Workplace Meditation Spaces
During my time working at an automotive delivery parts store I would often meditate sitting on a box of motor oil amidst rows of shelves stacked with brake drums, tires, and the like in the back of the warehouse. It may not have seemed conducive but it was my little hiding spot to tune out all the daily noise at work; in between delivering parts, I would sneak in a few minutes of quiet time when no one was around. During one of my meditation sessions, a co-worker came out back to get some parts off the shelf; I could hear them poking around, so I opened my eyes. Staring at me intently, they asked, “What were you doing?” I replied, “I was meditating.” Their response was not what I expected when they stated, “I had wondered. You looked peaceful. I’ve always wanted to learn how to do that. Can you teach me sometime?” Stunned, I replied, “Sure.”

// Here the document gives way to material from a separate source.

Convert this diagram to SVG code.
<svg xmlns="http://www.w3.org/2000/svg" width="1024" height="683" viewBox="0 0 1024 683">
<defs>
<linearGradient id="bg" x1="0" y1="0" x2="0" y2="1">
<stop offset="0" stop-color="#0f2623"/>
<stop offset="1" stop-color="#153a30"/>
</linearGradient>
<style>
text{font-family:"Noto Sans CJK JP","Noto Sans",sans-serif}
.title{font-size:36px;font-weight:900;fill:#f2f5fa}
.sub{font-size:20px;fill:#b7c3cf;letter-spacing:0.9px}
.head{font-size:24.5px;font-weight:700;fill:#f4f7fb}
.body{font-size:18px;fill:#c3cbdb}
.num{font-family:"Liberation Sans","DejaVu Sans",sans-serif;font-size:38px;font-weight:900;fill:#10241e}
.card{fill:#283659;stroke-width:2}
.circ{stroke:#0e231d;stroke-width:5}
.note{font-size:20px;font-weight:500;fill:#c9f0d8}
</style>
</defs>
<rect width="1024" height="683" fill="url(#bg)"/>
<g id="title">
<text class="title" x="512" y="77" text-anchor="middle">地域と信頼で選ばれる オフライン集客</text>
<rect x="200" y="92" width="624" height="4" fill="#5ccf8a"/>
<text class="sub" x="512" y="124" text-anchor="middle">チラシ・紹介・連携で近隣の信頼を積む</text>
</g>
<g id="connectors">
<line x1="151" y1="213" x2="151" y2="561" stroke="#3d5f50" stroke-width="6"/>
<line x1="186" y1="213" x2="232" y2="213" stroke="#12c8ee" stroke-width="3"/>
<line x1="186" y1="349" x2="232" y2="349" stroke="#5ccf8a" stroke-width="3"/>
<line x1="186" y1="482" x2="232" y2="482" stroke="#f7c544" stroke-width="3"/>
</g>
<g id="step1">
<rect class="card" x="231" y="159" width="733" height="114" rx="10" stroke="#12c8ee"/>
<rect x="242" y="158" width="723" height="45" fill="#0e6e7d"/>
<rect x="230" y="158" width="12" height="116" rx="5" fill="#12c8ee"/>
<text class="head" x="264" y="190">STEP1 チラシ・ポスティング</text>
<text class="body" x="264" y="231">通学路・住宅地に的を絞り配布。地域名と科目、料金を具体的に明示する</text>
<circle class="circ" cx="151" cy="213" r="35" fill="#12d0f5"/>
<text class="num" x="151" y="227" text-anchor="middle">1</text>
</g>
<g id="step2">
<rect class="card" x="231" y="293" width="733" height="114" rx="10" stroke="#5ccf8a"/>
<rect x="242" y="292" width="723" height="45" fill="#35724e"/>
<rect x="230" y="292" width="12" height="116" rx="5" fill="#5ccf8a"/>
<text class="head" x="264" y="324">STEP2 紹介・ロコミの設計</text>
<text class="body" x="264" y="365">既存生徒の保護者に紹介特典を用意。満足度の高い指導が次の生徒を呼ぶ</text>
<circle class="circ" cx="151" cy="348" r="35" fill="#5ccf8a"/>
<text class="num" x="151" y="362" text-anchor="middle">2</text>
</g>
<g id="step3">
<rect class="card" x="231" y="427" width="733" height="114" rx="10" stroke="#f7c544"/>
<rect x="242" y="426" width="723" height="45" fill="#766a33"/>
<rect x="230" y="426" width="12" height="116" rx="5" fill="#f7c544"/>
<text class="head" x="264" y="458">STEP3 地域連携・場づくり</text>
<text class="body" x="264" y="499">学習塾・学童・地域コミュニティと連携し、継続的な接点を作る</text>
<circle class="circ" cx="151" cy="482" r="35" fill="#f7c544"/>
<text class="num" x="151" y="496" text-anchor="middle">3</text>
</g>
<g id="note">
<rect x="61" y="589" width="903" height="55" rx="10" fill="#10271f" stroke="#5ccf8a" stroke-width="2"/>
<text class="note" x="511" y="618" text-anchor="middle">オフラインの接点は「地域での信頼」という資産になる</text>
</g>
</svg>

Having a meditation space at our place of employment may require some creative license and ingenuity, since it’s not our usual go to or ideal location when seeking inspiration and revitalization.

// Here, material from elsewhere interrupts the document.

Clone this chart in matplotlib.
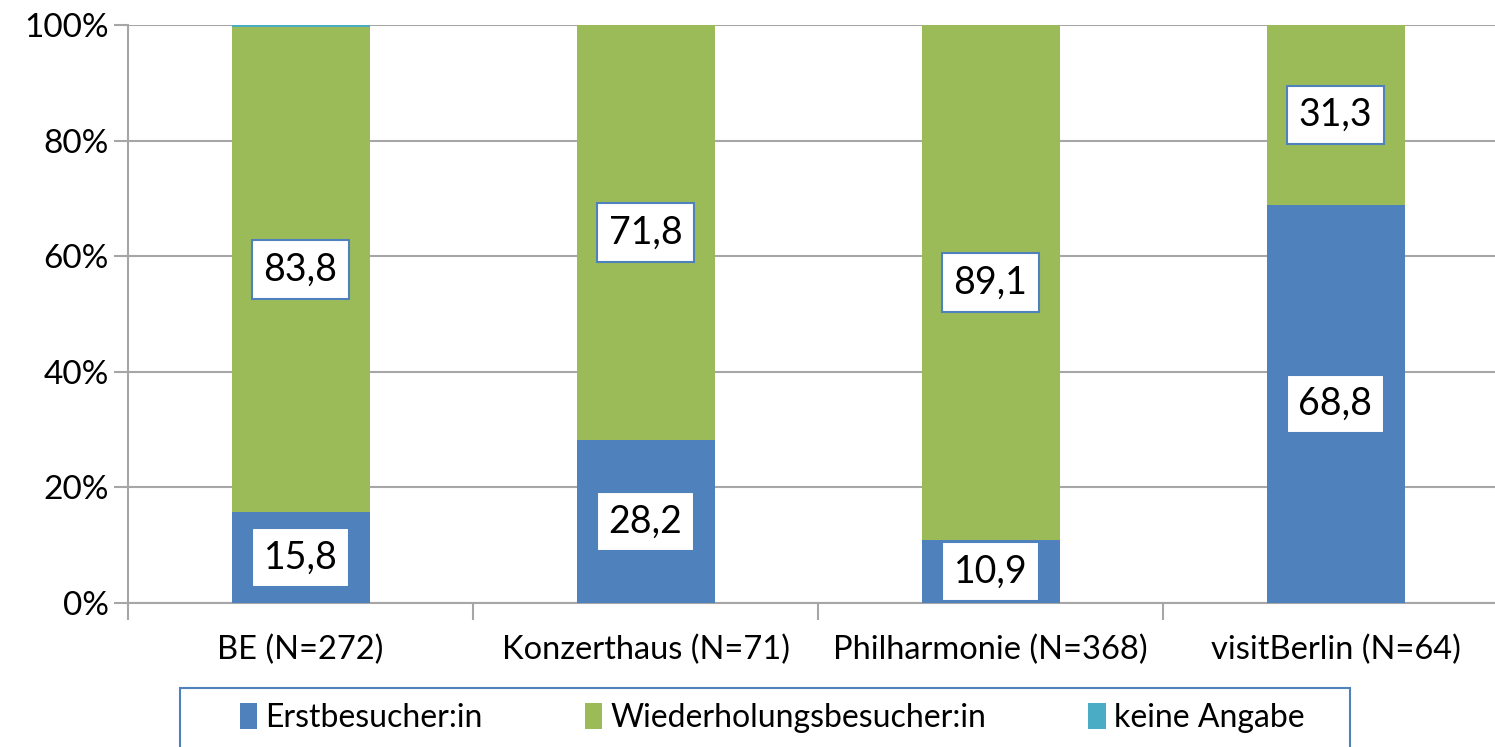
import numpy as np
import matplotlib.pyplot as plt
from matplotlib.patches import Rectangle
from matplotlib.ticker import PercentFormatter

plt.rcParams['font.family'] = ['Lato', 'DejaVu Sans']

categories = ['BE (N=272)', 'Konzerthaus (N=71)', 'Philharmonie (N=368)', 'visitBerlin (N=64)']
erst = [15.8, 28.2, 10.9, 68.8]
wieder = [83.8, 71.8, 89.1, 31.3]
keine = [0.4, 0.0, 0.0, 0.0]
series_names = ['Erstbesucher:in', 'Wiederholungsbesucher:in', 'keine Angabe']
colors = ['#4F81BD', '#9BBB59', '#4BACC6']

fig = plt.figure(figsize=(14.95, 7.47), dpi=100)
ax = fig.add_axes([128 / 1495, 1 - 603 / 747, 1380 / 1495, 578 / 747])

x = np.arange(len(categories))
width = 0.4
bottom = np.zeros(len(categories))
bars = []
for vals, name, c in zip([erst, wieder, keine], series_names, colors):
    b = ax.bar(x, vals, width, bottom=bottom, color=c, label=name, zorder=3)
    bars.append((b, vals, bottom.copy()))
    bottom += np.array(vals)

# data labels for the first two series
for b, vals, bot in bars[:2]:
    for xi, v, b0 in zip(x, vals, bot):
        ax.text(xi, b0 + v / 2, f'{v:.1f}'.replace('.', ','), ha='center', va='center',
                fontsize=27, zorder=5,
                bbox=dict(boxstyle='square,pad=0.3', fc='white', ec='#4F81BD', lw=1.5))

ax.set_xlim(-0.5, 3.5)
ax.set_ylim(0, 100)
ax.set_yticks(np.arange(0, 101, 20))
ax.yaxis.set_major_formatter(PercentFormatter(decimals=0))
ax.set_xticks(x)
ax.set_xticklabels(categories)
ax.set_xticks(np.arange(-0.5, 4, 1), minor=True)
ax.tick_params(axis='x', which='major', length=0, pad=23, labelsize=23.5)
ax.tick_params(axis='x', which='minor', length=12, color='#A6A6A6', width=1.5)
ax.tick_params(axis='y', length=10, color='#A6A6A6', width=1.5, labelsize=24, pad=4)
ax.grid(axis='y', color='#A6A6A6', lw=1.5, zorder=0)
for s in ['top', 'right']:
    ax.spines[s].set_visible(False)
ax.spines['left'].set_color('#A6A6A6')
ax.spines['bottom'].set_color('#A6A6A6')
ax.spines['left'].set_linewidth(1.5)
ax.spines['bottom'].set_linewidth(1.5)

# legend frame (runs off the bottom edge like the original)
fig.patches.append(Rectangle((180 / 1495, -0.05), 1170 / 1495, 0.05 + 1 - 688 / 747,
                             transform=fig.transFigure, fc='white', ec='#4F81BD', lw=1.5))
leg = fig.legend(loc='center', bbox_to_anchor=(772 / 1495, 1 - 718 / 747),
                 ncol=3, fontsize=23, frameon=False,
                 handlelength=0.55, handleheight=0.85, handletextpad=0.25,
                 columnspacing=3.2)

fig.savefig('out.png', dpi=100)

For instance, a meditation space at work could mean a storage room or even sitting in your car in the parking lot during your break or lunch where you can take time to gather your thoughts, ground yourself, and meditate. Depending on your work environment, there may be all sorts of nooks that you can use (an opening under some stairs or a loft/attic). When all else fails, we have used the restroom and locked ourselves inside – it may not seem very spiritual, but it gives you permission to have a moment of spiritual reprieve.
We just need to be honest with our boss and co-workers by stating that when we choose to go off in private that it’s not about disrespecting anyone but our need to take time for our spiritual wellbeing during the work day. By being open with others, we’re not hiding what we’re doing or having to explain ourselves. Just like my encounter, they may surprise you and want to know more. We can then maybe take it a step further and ask the company/organization to create a spiritual space for everyone’s benefit.
Spirituality isn’t meant to be rigid because it’s about constant expansion, hence when we think of having a meditation space we may end up limiting our experience(s) based on inflexible ideas. In other words, it’s about being open to what constitutes as being “sacred” even in the most atypical, unconventional places.